Towards a sustainable education in Nigeria: the role of the national curriculum

Image taken at The Manchester Museum

At the University of Manchester Museum’s money section there are display boards of different objects used historically as mediums of business transactions in West Africa (PDF), especially from the 13th century to the 19th century before the evolution of business transactions to the present systems in place. Two prominent objects I could easily relate with were the cowries (PDF) and the beads on display (you can read about a similar evolution of money in the US here). Even though I never witnessed the use of these two objects as means of business transactions, however, growing up in Nigeria I overheard adults talking about them with nostalgic reverence and I saw the enormous respect that such objects were accorded on TV programs as objects of cultural relevance, particularly as reflections of wealth and power of individuals, communities or people.

This isn’t a post on the history of money in West Africa or in the world in general, and as such I am not focusing on issues that relate to the culture of business transactions in that part of the world but it suffices to say that those objects on display only reflect eras in which there were heavy contacts between Africans, particularly Sub Saharan Africans and Europeans: slave trade and colonisation. Perhaps, there are other objects of value that were used as means of business transactions in West Africa but I’ll leave that to history experts to educate us on them. The two objects serve as important objects of historical mediums of cultural, political, economic and social interactions amongst the diverse cultures that make up the present day Nigeria.

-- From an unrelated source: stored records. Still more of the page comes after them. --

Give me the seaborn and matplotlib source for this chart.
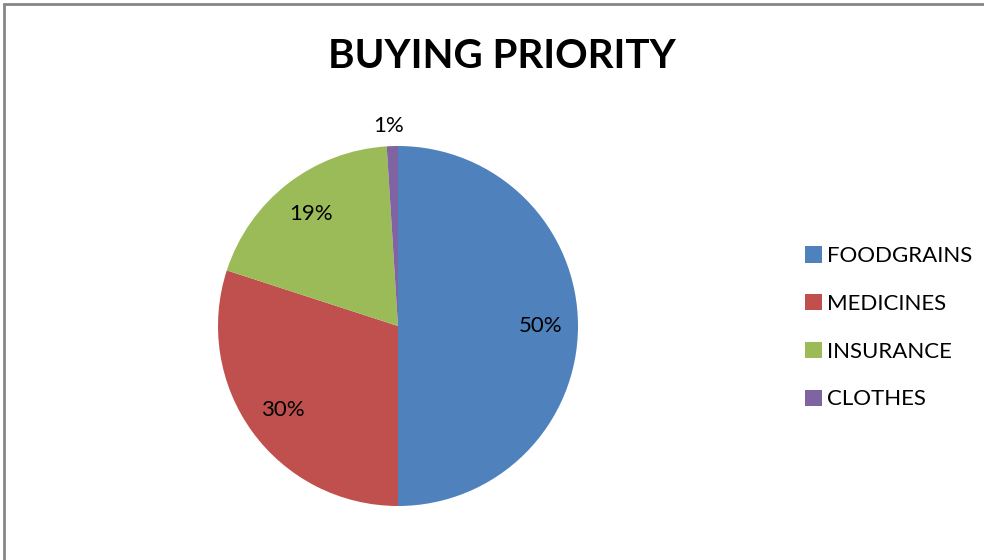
import matplotlib
matplotlib.use("Agg")
import matplotlib.pyplot as plt
import seaborn as sns
from matplotlib.patches import Patch
from matplotlib.lines import Line2D

categories = ["FOODGRAINS", "MEDICINES", "INSURANCE", "CLOTHES"]
values = [50, 30, 19, 1]
colors = ["#4F81BD", "#C0504D", "#9BBB59", "#8064A2"]
title = "BUYING PRIORITY"

sns.set_theme(style="white")
plt.rcParams["font.family"] = ["Lato", "DejaVu Sans"]
plt.rcParams["text.color"] = "black"

W, H = 984, 560
fig = plt.figure(figsize=(W / 100, H / 100), dpi=100)

cx, cy, r = 398, 326, 180
ax = fig.add_axes([(cx - r) / W, (H - cy - r) / H, 2 * r / W, 2 * r / H])
wedges, texts, autotexts = ax.pie(
    values, colors=colors, startangle=90, counterclock=False,
    autopct=lambda p: f"{p:.0f}%", pctdistance=0.79,
    wedgeprops=dict(linewidth=0), textprops=dict(fontsize=16, color="black"),
)
# small slice label sits outside
autotexts[3].set_position((-0.05, 1.11))
ax.set_xlim(-1, 1)
ax.set_ylim(-1, 1)
ax.set_aspect("equal")
ax.axis("off")

fig.text(502 / W, 1 - 57 / H, title, ha="center", va="center",
         fontsize=29, fontweight="bold", color="black")

handles = [Patch(facecolor=c, edgecolor="none") for c in colors]
fig.legend(handles, categories, loc="upper left",
           bbox_to_anchor=(794 / W, 1 - 235 / H), frameon=False,
           fontsize=16, handlelength=0.75, handleheight=0.75,
           handletextpad=0.25, labelspacing=1.25, borderpad=0,
           labelcolor="black")

# chart area border (top and left edges visible)
fig.add_artist(Line2D([4 / W, 4 / W], [0, 1 - 4 / H], color="#868686", lw=2,
                      transform=fig.transFigure))
fig.add_artist(Line2D([4 / W, 1], [1 - 4 / H, 1 - 4 / H], color="#868686", lw=2,
                      transform=fig.transFigure))

fig.savefig("out.png", dpi=100)
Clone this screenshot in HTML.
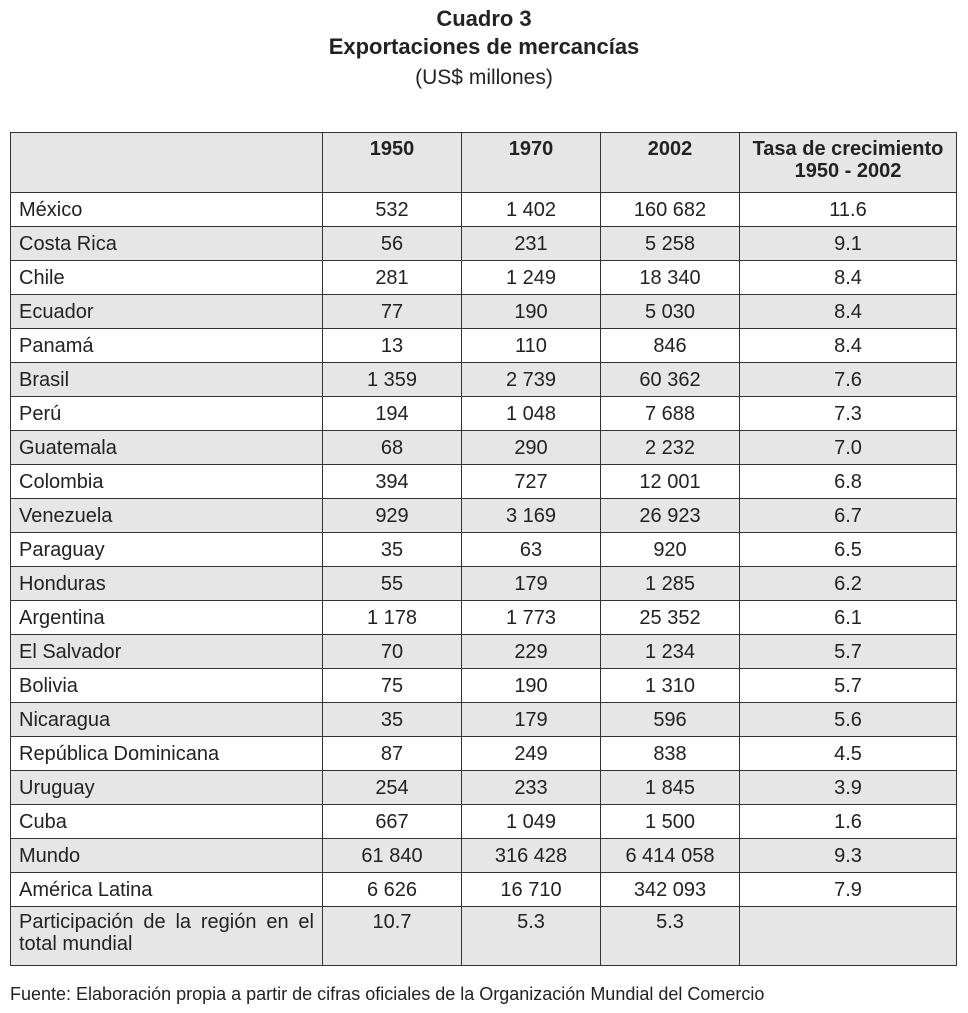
<!DOCTYPE html>
<html><head><meta charset="utf-8"><style>
body{margin:0;width:968px;height:1013px;background:#fff;font-family:"Liberation Sans Narrow","Liberation Sans",sans-serif;color:#222;position:relative;overflow:hidden}
.t{position:absolute;left:0;width:968px;text-align:center}
table{position:absolute;left:10px;top:132px;border-collapse:collapse;table-layout:fixed;width:946px}
td{border:1.5px solid #333;font-size:20px;padding:0;height:33px;text-align:center;vertical-align:middle;line-height:22px}
td:first-child{text-align:left;padding-left:8px}
tr.g td{background:#e6e6e6}
tr.h td{height:54px;vertical-align:top;padding-top:5px;font-weight:bold}
tr.last td{height:54px;vertical-align:top;padding-top:4px}
</style></head><body>
<div class="t" style="top:6px;font-size:22px;font-weight:bold;font-family:'Liberation Sans',sans-serif">Cuadro 3</div>
<div class="t" style="top:34px;font-size:22px;font-weight:bold;font-family:'Liberation Sans',sans-serif">Exportaciones de mercancías</div>
<div class="t" style="top:66px;font-size:21px;font-family:'Liberation Sans',sans-serif">(US$ millones)</div>
<table>
<colgroup><col style="width:312px"><col style="width:139px"><col style="width:139px"><col style="width:139px"><col style="width:217px"></colgroup>
<tr class="h g"><td></td><td>1950</td><td>1970</td><td>2002</td><td>Tasa de crecimiento<br>1950 - 2002</td></tr>
<tr><td>México</td><td>532</td><td>1 402</td><td>160 682</td><td>11.6</td></tr>
<tr class="g"><td>Costa Rica</td><td>56</td><td>231</td><td>5 258</td><td>9.1</td></tr>
<tr><td>Chile</td><td>281</td><td>1 249</td><td>18 340</td><td>8.4</td></tr>
<tr class="g"><td>Ecuador</td><td>77</td><td>190</td><td>5 030</td><td>8.4</td></tr>
<tr><td>Panamá</td><td>13</td><td>110</td><td>846</td><td>8.4</td></tr>
<tr class="g"><td>Brasil</td><td>1 359</td><td>2 739</td><td>60 362</td><td>7.6</td></tr>
<tr><td>Perú</td><td>194</td><td>1 048</td><td>7 688</td><td>7.3</td></tr>
<tr class="g"><td>Guatemala</td><td>68</td><td>290</td><td>2 232</td><td>7.0</td></tr>
<tr><td>Colombia</td><td>394</td><td>727</td><td>12 001</td><td>6.8</td></tr>
<tr class="g"><td>Venezuela</td><td>929</td><td>3 169</td><td>26 923</td><td>6.7</td></tr>
<tr><td>Paraguay</td><td>35</td><td>63</td><td>920</td><td>6.5</td></tr>
<tr class="g"><td>Honduras</td><td>55</td><td>179</td><td>1 285</td><td>6.2</td></tr>
<tr><td>Argentina</td><td>1 178</td><td>1 773</td><td>25 352</td><td>6.1</td></tr>
<tr class="g"><td>El Salvador</td><td>70</td><td>229</td><td>1 234</td><td>5.7</td></tr>
<tr><td>Bolivia</td><td>75</td><td>190</td><td>1 310</td><td>5.7</td></tr>
<tr class="g"><td>Nicaragua</td><td>35</td><td>179</td><td>596</td><td>5.6</td></tr>
<tr><td>República Dominicana</td><td>87</td><td>249</td><td>838</td><td>4.5</td></tr>
<tr class="g"><td>Uruguay</td><td>254</td><td>233</td><td>1 845</td><td>3.9</td></tr>
<tr><td>Cuba</td><td>667</td><td>1 049</td><td>1 500</td><td>1.6</td></tr>
<tr class="g"><td>Mundo</td><td>61 840</td><td>316 428</td><td>6 414 058</td><td>9.3</td></tr>
<tr><td>América Latina</td><td>6 626</td><td>16 710</td><td>342 093</td><td>7.9</td></tr>
<tr class="g last"><td style="text-align:justify;text-align-last:left;padding-right:8px">Participación de la región en el total mundial</td><td>10.7</td><td>5.3</td><td>5.3</td><td></td></tr>
</table>
<div style="position:absolute;left:10px;top:984px;font-size:18px">Fuente: Elaboración propia a partir de cifras oficiales de la Organización Mundial del Comercio</div>
</body></html>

Image taken at The Manchester Museum

In this post those two objects are like metaphors for the new national curriculum. While in those centuries the people used them as mediums of business transactions they still had the liberty to determine what goods and services they were exchanged for. Likewise, I’ve always thought about the need for the Nigerian education system to prepare its citizens for a diverse and heterogeneous society that it is. However, the national approach to public education in the country for a long time has been that of ‘one size fits all’. The system seems to create an outwardly homogeneous education curriculum that is inwardly deeply fractured. A good starting point is the most recent approach by the federal government through the Nigerian Educational Research and Development Council (NERDC) to introduce a new national curriculum for the country. On the surface the approach seems pragmatic and the best way forward, but there is a potential danger in a system that is homogenised because there is the need for emphasis on areas of knowledge and skills to focus on in any curriculum irrespective of how robust and inclusive a curriculum claims to be. So, the challenge is – which areas of knowledge and/or skills should a curriculum focus on?

The answer to the question above is not a straight forward one, and the issue should be approached on a case by case basis. For instance, a state like Lagos in terms of its curriculum needs might emphasise certain aspects of skills and knowledge while states like Taraba and Adamawa might focus on certain aspects that are more relevant to them; even at local governments level curriculum needs might still be different in certain aspects. Let’s look at educating children on sustainable environment. In a state like Lagos the emphasis can be placed on issues that relate to threats to oceans and coasts while in states like Taraba and Adamawa the emphasis can be on the threats of deforestation. This approach will help to make education more relevant and accessible to children while at the same time they are deeply engaged in acquiring important life skills on national (PDF)and global environmental issues (PDF).